EXERCISE DETAILS: Leave the pictures out. Return all other data exactly.

MATERIAL PROVIDED:
/---

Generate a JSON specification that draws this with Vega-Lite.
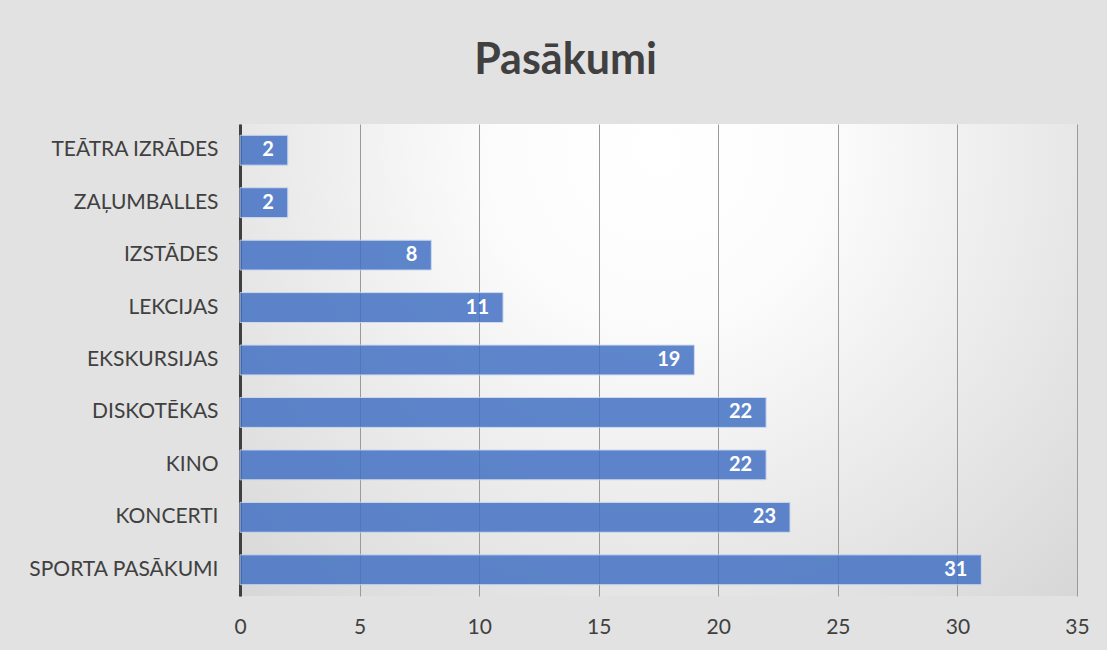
{
  "$schema": "https://vega.github.io/schema/vega-lite/v6.json",
  "width": 837,
  "height": 472,
  "autosize": {"type": "none"},
  "padding": {"left": 240, "top": 124, "right": 30, "bottom": 54},
  "background": "#e2e2e2",
  "title": {
    "text": "Pasākumi",
    "font": "Lato",
    "fontSize": 43,
    "fontWeight": "bold",
    "color": "#404040",
    "anchor": "middle",
    "frame": "group",
    "dx": -93,
    "offset": 41
  },
  "config": {
    "view": {
      "stroke": null,
      "fill": {
        "gradient": "radial",
        "x1": 0.5, "y1": 0.25, "x2": 0.5, "y2": 0.25,
        "r1": 0, "r2": 0.8,
        "stops": [
          {"offset": 0, "color": "#ffffff"},
          {"offset": 0.25, "color": "#fcfcfc"},
          {"offset": 1, "color": "#d2d2d2"}
        ]
      }
    },
    "font": "Lato"
  },
  "data": {
    "values": [
      {"pasakums": "TEĀTRA IZRĀDES", "skaits": 2},
      {"pasakums": "ZAĻUMBALLES", "skaits": 2},
      {"pasakums": "IZSTĀDES", "skaits": 8},
      {"pasakums": "LEKCIJAS", "skaits": 11},
      {"pasakums": "EKSKURSIJAS", "skaits": 19},
      {"pasakums": "DISKOTĒKAS", "skaits": 22},
      {"pasakums": "KINO", "skaits": 22},
      {"pasakums": "KONCERTI", "skaits": 23},
      {"pasakums": "SPORTA PASĀKUMI", "skaits": 31}
    ]
  },
  "encoding": {
    "y": {
      "field": "pasakums",
      "type": "nominal",
      "sort": null,
      "scale": {"paddingInner": 0.43, "paddingOuter": 0.215},
      "axis": {
        "title": null,
        "ticks": false,
        "domain": true,
        "domainColor": "#404040",
        "domainWidth": 3,
        "labelFont": "Lato",
        "labelFontSize": 21,
        "labelColor": "#404040",
        "labelPadding": 22,
        "labelLimit": 400,
        "grid": false
      }
    },
    "x": {
      "field": "skaits",
      "type": "quantitative",
      "scale": {"domain": [0, 35], "nice": false},
      "axis": {
        "title": null,
        "values": [0, 5, 10, 15, 20, 25, 30, 35],
        "ticks": false,
        "domain": false,
        "grid": true,
        "gridColor": "#9a9a9a",
        "gridWidth": 1,
        "labelFont": "Lato",
        "labelFontSize": 21,
        "labelColor": "#404040",
        "labelPadding": 20,
        "labelFlush": false,
        "labelOverlap": false
      }
    }
  },
  "layer": [
    {
      "mark": {
        "type": "bar",
        "color": "#4472c4",
        "opacity": 0.85,
        "stroke": "#c9d6ef",
        "strokeWidth": 1
      }
    },
    {
      "mark": {
        "type": "text",
        "align": "right",
        "baseline": "middle",
        "dx": -14,
        "color": "#ffffff",
        "font": "Lato",
        "fontSize": 20,
        "fontWeight": "bold"
      },
      "encoding": {"text": {"field": "skaits", "type": "quantitative"}}
    }
  ]
}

\---

EXERCISE OUTPUT:
Generate a JSON specification that draws this with Vega-Lite.
{
  "$schema": "https://vega.github.io/schema/vega-lite/v6.json",
  "width": 837,
  "height": 472,
  "autosize": {"type": "none"},
  "padding": {"left": 240, "top": 124, "right": 30, "bottom": 54},
  "background": "#e2e2e2",
  "title": {
    "text": "Pasākumi",
    "font": "Lato",
    "fontSize": 43,
    "fontWeight": "bold",
    "color": "#404040",
    "anchor": "middle",
    "frame": "group",
    "dx": -93,
    "offset": 41
  },
  "config": {
    "view": {
      "stroke": null,
      "fill": {
        "gradient": "radial",
        "x1": 0.5, "y1": 0.25, "x2": 0.5, "y2": 0.25,
        "r1": 0, "r2": 0.8,
        "stops": [
          {"offset": 0, "color": "#ffffff"},
          {"offset": 0.25, "color": "#fcfcfc"},
          {"offset": 1, "color": "#d2d2d2"}
        ]
      }
    },
    "font": "Lato"
  },
  "data": {
    "values": [
      {"pasakums": "TEĀTRA IZRĀDES", "skaits": 2},
      {"pasakums": "ZAĻUMBALLES", "skaits": 2},
      {"pasakums": "IZSTĀDES", "skaits": 8},
      {"pasakums": "LEKCIJAS", "skaits": 11},
      {"pasakums": "EKSKURSIJAS", "skaits": 19},
      {"pasakums": "DISKOTĒKAS", "skaits": 22},
      {"pasakums": "KINO", "skaits": 22},
      {"pasakums": "KONCERTI", "skaits": 23},
      {"pasakums": "SPORTA PASĀKUMI", "skaits": 31}
    ]
  },
  "encoding": {
    "y": {
      "field": "pasakums",
      "type": "nominal",
      "sort": null,
      "scale": {"paddingInner": 0.43, "paddingOuter": 0.215},
      "axis": {
        "title": null,
        "ticks": false,
        "domain": true,
        "domainColor": "#404040",
        "domainWidth": 3,
        "labelFont": "Lato",
        "labelFontSize": 21,
        "labelColor": "#404040",
        "labelPadding": 22,
        "labelLimit": 400,
        "grid": false
      }
    },
    "x": {
      "field": "skaits",
      "type": "quantitative",
      "scale": {"domain": [0, 35], "nice": false},
      "axis": {
        "title": null,
        "values": [0, 5, 10, 15, 20, 25, 30, 35],
        "ticks": false,
        "domain": false,
        "grid": true,
        "gridColor": "#9a9a9a",
        "gridWidth": 1,
        "labelFont": "Lato",
        "labelFontSize": 21,
        "labelColor": "#404040",
        "labelPadding": 20,
        "labelFlush": false,
        "labelOverlap": false
      }
    }
  },
  "layer": [
    {
      "mark": {
        "type": "bar",
        "color": "#4472c4",
        "opacity": 0.85,
        "stroke": "#c9d6ef",
        "strokeWidth": 1
      }
    },
    {
      "mark": {
        "type": "text",
        "align": "right",
        "baseline": "middle",
        "dx": -14,
        "color": "#ffffff",
        "font": "Lato",
        "fontSize": 20,
        "fontWeight": "bold"
      },
      "encoding": {"text": {"field": "skaits", "type": "quantitative"}}
    }
  ]
}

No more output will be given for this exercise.